Common Pitfalls and How to Avoid Them
Even with enterprise-grade SANs, DR plans often encounter avoidable failures:
- Single point of failure in DR plans: Mitigate with redundancy in controllers, switches, fabric, and power supplies.
- Testing gaps: A plan not tested is a plan that doesn’t work. Rigorous, scheduled testing is non-negotiable.
- Skimping on documentation: Keep playbooks up to date; capture lessons learned after every DR event or test.
Address these proactively to ensure your organization’s investment in SAN DR pays dividends when you need it most.
Future Trends in SAN Disaster Recovery
Innovations reshaping the landscape include:
- AI-driven predictive analytics: Increasingly, SAN solutions harness machine learning to identify risks, predict failures, and automate remediation before downtime occurs.
- Automated orchestration: Tools integrating with virtualization stacks (VMware SRM, Microsoft Azure Site Recovery) streamline multi-platform DR workflows.

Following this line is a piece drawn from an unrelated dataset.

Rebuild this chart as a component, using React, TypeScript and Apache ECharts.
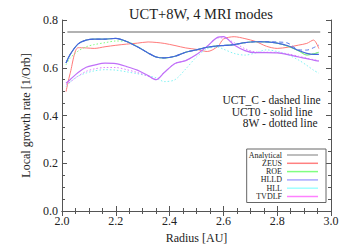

- Ransomware resilience: Modern SANs can isolate, snapshot, and rapidly restore clean data to minimize impacts of malicious attacks.
Staying ahead means not just investing in infrastructure, but evaluating and updating your DR strategies as the technology and threat environments evolve.
Building Resiliency with SAN-Driven Disaster Recovery
Proactively preparing for disaster via SAN-based solutions is a smart, strategic investment for any organization that prioritizes uptime and data integrity. By adopting a layered DR approach and following proven best practices—including regular testing, proper documentation, and integration with the latest security and compliance frameworks—you ensure business operations can withstand the unexpected, with minimal disruption or data loss.
For IT teams, storage administrators, and storage area network architects, the next step is a comprehensive audit of your current DR posture. Evaluate whether your SAN solutions and workflows align with today’s business continuity requirements and regulatory standards. Consider emerging technologies that offer smarter, faster recovery. Because when disaster strikes, preparation is your best defense.